Pardon? Let’s make it normal? Challenging, of course. Rewarding, definitely. But when did it become abnormal?
I asked the question.
Apparently the breast has become so sexualised that it’s OK for a bikini-clad woman to have her breasts out for the world to see and admire on the beach, but the moment she puts her baby anywhere near them, people don’t know where to look.
“Someone, call 000, there’s a breast feeder! Ouch, my eyes are burning!
Tut-tut, that’s too sensual. Send her away … to the toilet block you go!”
Yes, there is a lot to be said for applying tact and respect for the general public and I, for one, try my best to never expose my breast but it irks me that feeding a baby with the possibility that a nipple or breast skin might see the light of day, makes society uncomfortable. Embarrassed. Affronted. The list goes on.
Why is it that when we see a mother care for her child, we feel we are entitled to say something about how she cares for them? As if we know better what goes on between them? But, when we see or hear a child being treated badly, we’re more likely to turn a blind eye and say, “That has nothing to do with me.”
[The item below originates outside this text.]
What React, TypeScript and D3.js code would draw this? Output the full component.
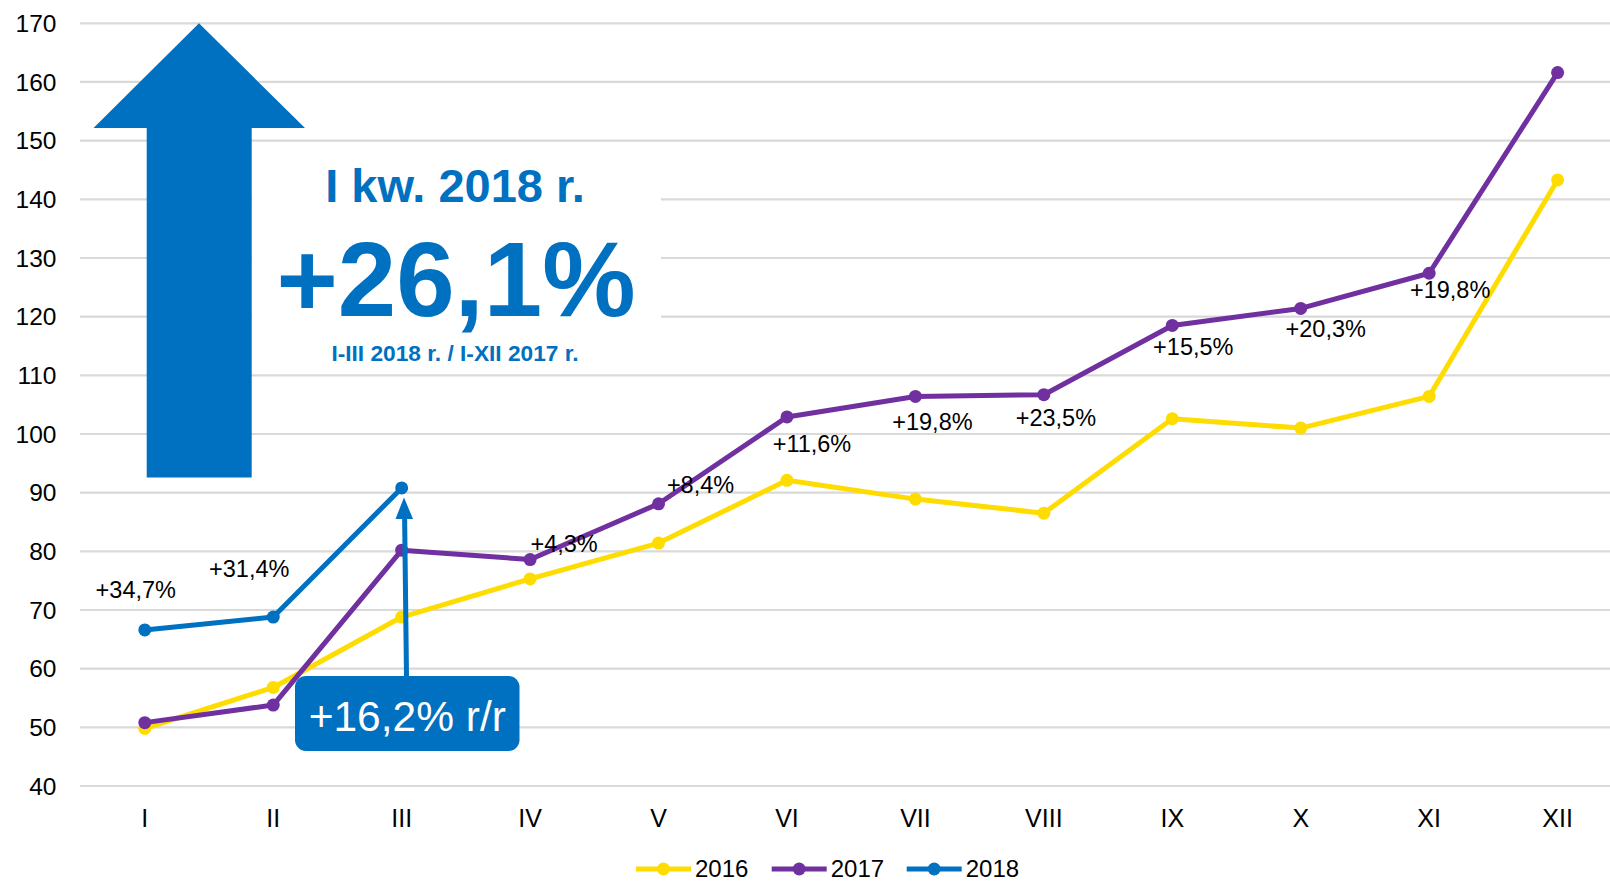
import React from "react";
import * as d3 from "d3";

const months = ["I", "II", "III", "IV", "V", "VI", "VII", "VIII", "IX", "X", "XI", "XII"];
const yTicks = [40, 50, 60, 70, 80, 90, 100, 110, 120, 130, 140, 150, 160, 170];
const v2016 = [49.8, 56.8, 68.8, 75.3, 81.4, 92.1, 88.9, 86.5, 102.6, 101.0, 106.4, 143.3];
const v2017 = [50.8, 53.8, 80.2, 78.6, 88.1, 102.9, 106.4, 106.7, 118.5, 121.4, 127.4, 161.6];
const v2018 = [66.6, 68.8, 90.8];
const seriesNames = ["2016", "2017", "2018"];
const seriesColors = ["#FFDC00", "#7030A0", "#0070C0"];
const labelTexts = ["+34,7%", "+31,4%", null, "+4,3%", "+8,4%", "+11,6%", "+19,8%", "+23,5%", "+15,5%", "+20,3%", "+19,8%", null];
const headline = "I kw. 2018 r.";
const bigValue = "+26,1%";
const subline = "I-III 2018 r. / I-XII 2017 r.";
const boxText = "+16,2% r/r";

// label anchors: first two relative to 2018 point, others to 2017 point (pixel offsets of label centre)
const labelOffsets: ([number, number] | null)[] = [
  [-9, -40], [-24, -48], null, [34, -16], [42, -19], [25, 27], [17, 26], [12, 23], [21, 22], [25, 21], [21, 17], null,
];

const FONT = "'Liberation Sans', Arial, sans-serif";

export default function App() {
  const W = 1610, H = 882;
  const x = d3.scalePoint<string>().domain(months).range([144.8, 1557.6]);
  const y = d3.scaleLinear().domain([40, 170]).range([786, 23.3]);
  const line = d3.line<number>().x((_, i) => x(months[i])!).y((d) => y(d));
  const series = [v2016, v2017, v2018];

  const bigArrowTipX = 199;
  const arrow = d3.path();
  arrow.moveTo(bigArrowTipX, y(170));
  arrow.lineTo(305, 128);
  arrow.lineTo(251.7, 128);
  arrow.lineTo(251.7, 477.5);
  arrow.lineTo(146.7, 477.5);
  arrow.lineTo(146.7, 128);
  arrow.lineTo(93.5, 128);
  arrow.closePath();

  const boxX = 295, boxY = 676, boxW = 224.5, boxH = 75;

  return (
    <svg width={W} height={H} style={{ position: "absolute", left: 0, top: 0, background: "#fff" }} fontFamily={FONT}>
      <rect x={0} y={0} width={W} height={H} fill="#fff" />
      {yTicks.map((t) => (
        <g key={t}>
          <line x1={80} x2={1610} y1={y(t)} y2={y(t)} stroke="#D9D9D9" strokeWidth={2.2} />
          <text x={56.5} y={y(t) + 8.8} textAnchor="end" fontSize={24.5} fill="#000">{t}</text>
        </g>
      ))}
      {months.map((m) => (
        <text key={m} x={x(m)} y={827} textAnchor="middle" fontSize={25} fill="#000">{m}</text>
      ))}
      {/* white box behind the headline */}
      <rect x={252} y={146} width={409} height={226} fill="#fff" />
      <path d={arrow.toString()} fill="#0070C0" />
      <text x={455} y={202} textAnchor="middle" fontSize={47} fontWeight="bold" fill="#0070C0">{headline}</text>
      <text x={456} y={316} textAnchor="middle" fontSize={105} fontWeight="bold" fill="#0070C0">{bigValue}</text>
      <text x={455} y={361} textAnchor="middle" fontSize={22.7} fontWeight="bold" fill="#0070C0">{subline}</text>

      {series.map((s, k) => (
        <g key={k}>
          <path d={line(s)!} fill="none" stroke={seriesColors[k]} strokeWidth={5} strokeLinejoin="round" />
          {s.map((v, i) => (
            <circle key={i} cx={x(months[i])} cy={y(v)} r={6.5} fill={seriesColors[k]} />
          ))}
        </g>
      ))}

      {labelTexts.map((t, i) => {
        const off = labelOffsets[i];
        if (!t || !off) return null;
        const base = i < 2 ? v2018[i] : v2017[i];
        return (
          <text key={i} x={x(months[i])! + off[0]} y={y(base) + off[1] + 8} textAnchor="middle" fontSize={23.5} fill="#000">{t}</text>
        );
      })}

      {/* small arrow towards III */}
      <line x1={406.5} y1={boxY} x2={404.6} y2={516} stroke="#0070C0" strokeWidth={5} />
      <path d={`M${404} ${y(v2018[2]) + 9.5} L${413} ${519} L${395.5} ${519} Z`} fill="#0070C0" />
      <rect x={boxX} y={boxY} width={boxW} height={boxH} rx={11} fill="#0070C0" />
      <text x={boxX + boxW / 2} y={731} textAnchor="middle" fontSize={42.5} fill="#fff">{boxText}</text>

      {/* legend */}
      {seriesNames.map((n, k) => {
        const lx = [636, 771.7, 906.7][k];
        return (
          <g key={n}>
            <line x1={lx} x2={lx + 55} y1={869} y2={869} stroke={seriesColors[k]} strokeWidth={5} />
            <circle cx={lx + 27.5} cy={869} r={6.5} fill={seriesColors[k]} />
            <text x={lx + 59} y={876.5} fontSize={24} fill="#000">{n}</text>
          </g>
        );
      })}
    </svg>
  );
}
Chances are the mums who encounter looks of disapproval have eaten a few sacks of salt to sit there doing what she’s doing. And if she’s breastfeeding and older baby (six months seems to be the ‘accepted’ cut-off date) those annoyed looks she’s getting are adding weight to the daily stress she’s already trying to cope with from those closest to her: her partner, her family, friends … the list goes on.
So, on behalf of all the mothers who have decided to keep breastfeeding past the pain and sometimes the desire to stop so she can have her body back, would you please, next time you see her, smile at her? Not out of sympathy but with acknowledgment. For in that moment, you are recognising her choosing to do what comes most natural and normal to her in the world: attaching to her child not only physically to feed but also attaching emotionally to nurture and to love.